### SET TASK
Set down, please, exactly the lines below that run from the line with "Write the TikZ code for this diagram." to the line with "(title) at (323,27.5)", both lines included.

### MATERIAL PROVIDED
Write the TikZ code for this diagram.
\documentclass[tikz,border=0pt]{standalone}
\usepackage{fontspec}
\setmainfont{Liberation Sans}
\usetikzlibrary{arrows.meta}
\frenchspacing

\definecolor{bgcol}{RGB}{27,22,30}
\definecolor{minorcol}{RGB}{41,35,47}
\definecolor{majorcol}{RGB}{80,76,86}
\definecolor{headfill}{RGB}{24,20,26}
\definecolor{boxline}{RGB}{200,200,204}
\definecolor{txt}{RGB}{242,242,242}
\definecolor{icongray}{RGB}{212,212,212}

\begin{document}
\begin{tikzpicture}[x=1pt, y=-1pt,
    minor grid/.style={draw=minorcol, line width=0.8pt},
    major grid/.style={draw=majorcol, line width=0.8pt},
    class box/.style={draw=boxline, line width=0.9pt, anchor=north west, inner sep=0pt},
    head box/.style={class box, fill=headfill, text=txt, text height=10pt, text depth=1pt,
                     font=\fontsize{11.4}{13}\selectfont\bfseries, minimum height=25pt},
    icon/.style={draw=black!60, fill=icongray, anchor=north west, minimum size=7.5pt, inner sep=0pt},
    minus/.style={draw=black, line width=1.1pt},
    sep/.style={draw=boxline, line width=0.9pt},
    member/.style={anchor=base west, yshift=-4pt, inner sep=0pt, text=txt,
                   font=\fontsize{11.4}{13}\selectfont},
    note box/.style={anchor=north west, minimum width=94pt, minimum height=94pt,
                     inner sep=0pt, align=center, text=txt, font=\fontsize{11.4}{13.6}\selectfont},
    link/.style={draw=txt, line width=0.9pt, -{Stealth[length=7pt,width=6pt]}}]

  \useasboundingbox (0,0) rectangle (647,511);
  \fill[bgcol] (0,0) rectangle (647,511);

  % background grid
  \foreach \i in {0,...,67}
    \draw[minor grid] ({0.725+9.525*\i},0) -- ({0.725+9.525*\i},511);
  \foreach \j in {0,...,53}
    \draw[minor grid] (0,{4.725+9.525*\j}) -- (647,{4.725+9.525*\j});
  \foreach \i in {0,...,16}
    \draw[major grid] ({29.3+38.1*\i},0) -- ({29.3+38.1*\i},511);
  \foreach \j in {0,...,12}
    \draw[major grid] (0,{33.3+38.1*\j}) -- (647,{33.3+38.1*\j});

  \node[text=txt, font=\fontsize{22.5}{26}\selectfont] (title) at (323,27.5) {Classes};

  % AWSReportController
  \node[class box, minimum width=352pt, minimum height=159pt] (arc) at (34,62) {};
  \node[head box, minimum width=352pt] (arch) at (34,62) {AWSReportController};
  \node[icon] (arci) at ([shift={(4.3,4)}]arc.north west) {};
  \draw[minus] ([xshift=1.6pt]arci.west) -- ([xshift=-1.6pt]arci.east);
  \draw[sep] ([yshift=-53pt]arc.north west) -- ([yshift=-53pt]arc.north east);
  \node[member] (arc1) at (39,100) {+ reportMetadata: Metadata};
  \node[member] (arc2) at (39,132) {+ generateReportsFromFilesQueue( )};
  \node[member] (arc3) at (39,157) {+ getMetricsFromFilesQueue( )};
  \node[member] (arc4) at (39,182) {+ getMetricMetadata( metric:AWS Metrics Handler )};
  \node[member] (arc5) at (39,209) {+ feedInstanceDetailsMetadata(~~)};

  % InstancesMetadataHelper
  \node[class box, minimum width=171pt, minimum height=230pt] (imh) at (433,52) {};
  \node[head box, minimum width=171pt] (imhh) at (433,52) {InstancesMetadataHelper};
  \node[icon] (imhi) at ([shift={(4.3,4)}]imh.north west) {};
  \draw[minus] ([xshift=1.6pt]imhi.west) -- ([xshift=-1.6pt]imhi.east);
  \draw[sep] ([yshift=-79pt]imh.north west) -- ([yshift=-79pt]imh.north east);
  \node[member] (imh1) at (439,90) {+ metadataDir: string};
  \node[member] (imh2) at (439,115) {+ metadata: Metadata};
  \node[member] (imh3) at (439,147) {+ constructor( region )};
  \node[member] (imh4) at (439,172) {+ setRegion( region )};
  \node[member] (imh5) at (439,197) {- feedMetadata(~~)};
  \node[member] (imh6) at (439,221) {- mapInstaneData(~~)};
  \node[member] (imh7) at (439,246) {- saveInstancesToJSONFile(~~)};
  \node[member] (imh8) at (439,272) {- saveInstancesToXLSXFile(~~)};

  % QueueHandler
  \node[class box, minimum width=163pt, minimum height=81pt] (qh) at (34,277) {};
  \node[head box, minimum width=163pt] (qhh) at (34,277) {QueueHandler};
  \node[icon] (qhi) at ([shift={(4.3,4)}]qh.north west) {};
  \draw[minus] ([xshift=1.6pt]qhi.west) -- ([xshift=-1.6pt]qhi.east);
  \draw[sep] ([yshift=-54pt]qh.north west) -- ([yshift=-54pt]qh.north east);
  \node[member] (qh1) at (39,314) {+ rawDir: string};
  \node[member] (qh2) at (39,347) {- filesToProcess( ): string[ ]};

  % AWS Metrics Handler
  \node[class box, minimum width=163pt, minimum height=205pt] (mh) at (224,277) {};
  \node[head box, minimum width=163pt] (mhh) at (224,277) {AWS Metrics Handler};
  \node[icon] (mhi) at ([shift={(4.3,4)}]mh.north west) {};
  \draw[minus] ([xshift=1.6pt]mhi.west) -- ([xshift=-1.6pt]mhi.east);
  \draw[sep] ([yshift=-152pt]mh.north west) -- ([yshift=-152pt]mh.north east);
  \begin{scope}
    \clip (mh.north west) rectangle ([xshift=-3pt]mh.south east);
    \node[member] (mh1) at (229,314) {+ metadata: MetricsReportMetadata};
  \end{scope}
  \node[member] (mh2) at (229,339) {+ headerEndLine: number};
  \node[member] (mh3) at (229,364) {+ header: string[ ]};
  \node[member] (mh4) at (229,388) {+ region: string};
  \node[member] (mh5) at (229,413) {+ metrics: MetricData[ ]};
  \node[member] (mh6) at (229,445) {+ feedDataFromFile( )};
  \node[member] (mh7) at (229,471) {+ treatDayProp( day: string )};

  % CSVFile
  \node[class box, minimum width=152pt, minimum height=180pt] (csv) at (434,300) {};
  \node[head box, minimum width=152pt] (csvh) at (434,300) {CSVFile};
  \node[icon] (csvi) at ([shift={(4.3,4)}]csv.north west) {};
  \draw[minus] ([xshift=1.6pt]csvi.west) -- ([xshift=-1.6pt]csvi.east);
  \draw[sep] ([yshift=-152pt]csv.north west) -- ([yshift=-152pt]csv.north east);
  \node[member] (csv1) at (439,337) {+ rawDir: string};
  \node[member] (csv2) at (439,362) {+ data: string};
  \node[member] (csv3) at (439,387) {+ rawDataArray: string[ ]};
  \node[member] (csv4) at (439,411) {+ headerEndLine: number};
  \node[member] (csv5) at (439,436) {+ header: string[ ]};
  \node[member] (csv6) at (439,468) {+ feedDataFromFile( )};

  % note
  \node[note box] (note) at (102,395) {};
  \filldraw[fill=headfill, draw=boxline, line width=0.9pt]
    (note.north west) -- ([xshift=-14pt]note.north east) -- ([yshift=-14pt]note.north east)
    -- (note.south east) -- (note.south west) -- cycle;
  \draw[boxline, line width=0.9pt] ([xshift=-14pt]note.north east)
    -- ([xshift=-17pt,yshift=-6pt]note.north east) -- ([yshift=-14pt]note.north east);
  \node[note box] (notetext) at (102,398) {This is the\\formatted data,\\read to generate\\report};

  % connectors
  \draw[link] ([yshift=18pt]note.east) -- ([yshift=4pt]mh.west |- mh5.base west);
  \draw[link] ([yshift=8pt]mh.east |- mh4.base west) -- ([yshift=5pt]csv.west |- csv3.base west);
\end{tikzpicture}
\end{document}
==
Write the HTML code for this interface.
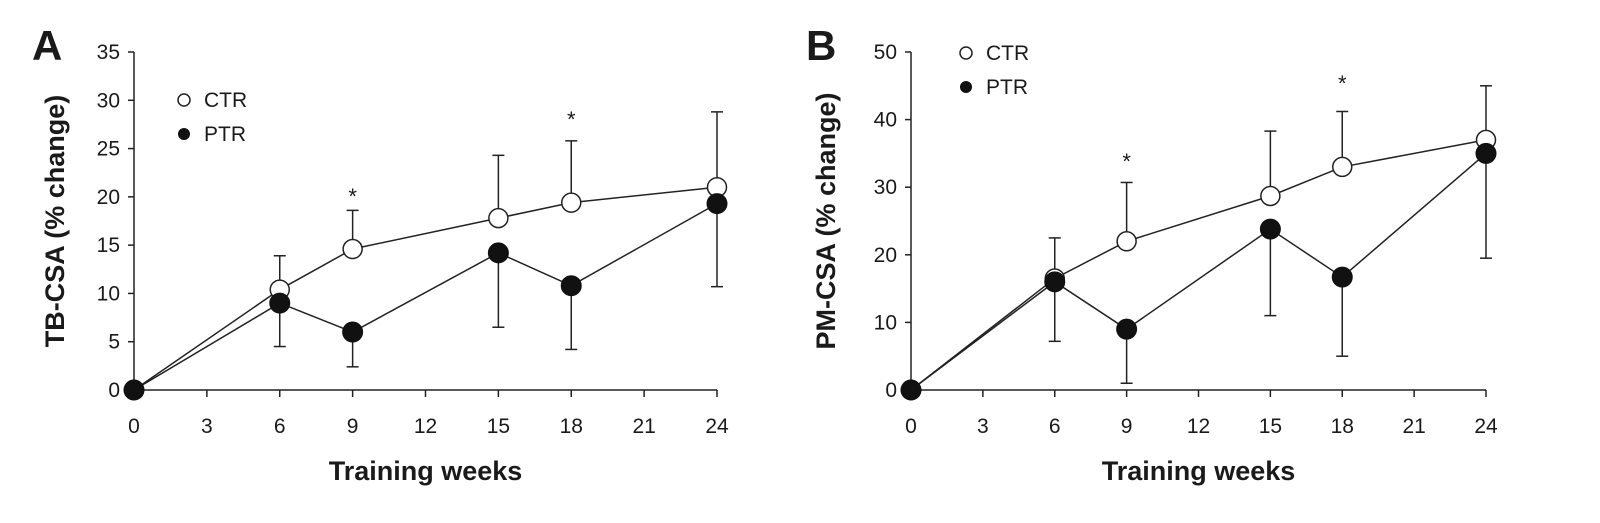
--
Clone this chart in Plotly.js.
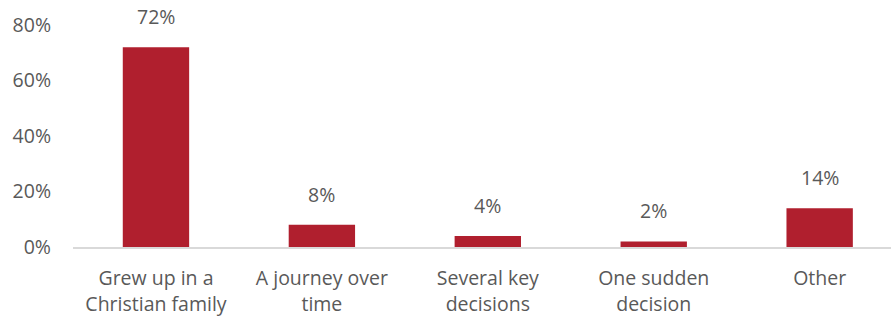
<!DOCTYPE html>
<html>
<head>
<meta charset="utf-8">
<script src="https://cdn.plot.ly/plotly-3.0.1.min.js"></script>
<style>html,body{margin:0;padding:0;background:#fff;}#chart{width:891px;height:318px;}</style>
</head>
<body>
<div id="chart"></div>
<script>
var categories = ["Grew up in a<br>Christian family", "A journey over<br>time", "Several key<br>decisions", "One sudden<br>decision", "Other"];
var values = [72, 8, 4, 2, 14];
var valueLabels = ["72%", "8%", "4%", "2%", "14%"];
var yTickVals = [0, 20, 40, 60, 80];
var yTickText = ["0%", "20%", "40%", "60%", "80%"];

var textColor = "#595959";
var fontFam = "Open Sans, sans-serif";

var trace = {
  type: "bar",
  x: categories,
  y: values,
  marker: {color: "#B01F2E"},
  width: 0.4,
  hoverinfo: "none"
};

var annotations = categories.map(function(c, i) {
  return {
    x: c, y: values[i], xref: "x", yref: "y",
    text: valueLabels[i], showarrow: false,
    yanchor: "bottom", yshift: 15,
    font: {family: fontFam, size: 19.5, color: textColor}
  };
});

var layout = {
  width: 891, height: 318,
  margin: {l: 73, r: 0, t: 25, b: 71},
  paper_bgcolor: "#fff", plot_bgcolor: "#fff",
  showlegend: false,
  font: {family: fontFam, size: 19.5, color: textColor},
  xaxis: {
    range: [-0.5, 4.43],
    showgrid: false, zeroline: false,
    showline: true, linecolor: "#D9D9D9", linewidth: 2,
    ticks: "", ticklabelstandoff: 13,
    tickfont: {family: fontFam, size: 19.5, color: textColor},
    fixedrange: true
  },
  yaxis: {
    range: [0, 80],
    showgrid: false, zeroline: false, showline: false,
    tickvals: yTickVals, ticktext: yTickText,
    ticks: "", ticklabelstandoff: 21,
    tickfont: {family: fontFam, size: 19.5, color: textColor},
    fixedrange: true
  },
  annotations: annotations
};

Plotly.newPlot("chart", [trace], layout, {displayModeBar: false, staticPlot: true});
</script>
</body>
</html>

### RESULT
Write the TikZ code for this diagram.
\documentclass[tikz,border=0pt]{standalone}
\usepackage{fontspec}
\setmainfont{Liberation Sans}
\usetikzlibrary{arrows.meta}
\frenchspacing

\definecolor{bgcol}{RGB}{27,22,30}
\definecolor{minorcol}{RGB}{41,35,47}
\definecolor{majorcol}{RGB}{80,76,86}
\definecolor{headfill}{RGB}{24,20,26}
\definecolor{boxline}{RGB}{200,200,204}
\definecolor{txt}{RGB}{242,242,242}
\definecolor{icongray}{RGB}{212,212,212}

\begin{document}
\begin{tikzpicture}[x=1pt, y=-1pt,
    minor grid/.style={draw=minorcol, line width=0.8pt},
    major grid/.style={draw=majorcol, line width=0.8pt},
    class box/.style={draw=boxline, line width=0.9pt, anchor=north west, inner sep=0pt},
    head box/.style={class box, fill=headfill, text=txt, text height=10pt, text depth=1pt,
                     font=\fontsize{11.4}{13}\selectfont\bfseries, minimum height=25pt},
    icon/.style={draw=black!60, fill=icongray, anchor=north west, minimum size=7.5pt, inner sep=0pt},
    minus/.style={draw=black, line width=1.1pt},
    sep/.style={draw=boxline, line width=0.9pt},
    member/.style={anchor=base west, yshift=-4pt, inner sep=0pt, text=txt,
                   font=\fontsize{11.4}{13}\selectfont},
    note box/.style={anchor=north west, minimum width=94pt, minimum height=94pt,
                     inner sep=0pt, align=center, text=txt, font=\fontsize{11.4}{13.6}\selectfont},
    link/.style={draw=txt, line width=0.9pt, -{Stealth[length=7pt,width=6pt]}}]

  \useasboundingbox (0,0) rectangle (647,511);
  \fill[bgcol] (0,0) rectangle (647,511);

  % background grid
  \foreach \i in {0,...,67}
    \draw[minor grid] ({0.725+9.525*\i},0) -- ({0.725+9.525*\i},511);
  \foreach \j in {0,...,53}
    \draw[minor grid] (0,{4.725+9.525*\j}) -- (647,{4.725+9.525*\j});
  \foreach \i in {0,...,16}
    \draw[major grid] ({29.3+38.1*\i},0) -- ({29.3+38.1*\i},511);
  \foreach \j in {0,...,12}
    \draw[major grid] (0,{33.3+38.1*\j}) -- (647,{33.3+38.1*\j});

  \node[text=txt, font=\fontsize{22.5}{26}\selectfont] (title) at (323,27.5) {Classes};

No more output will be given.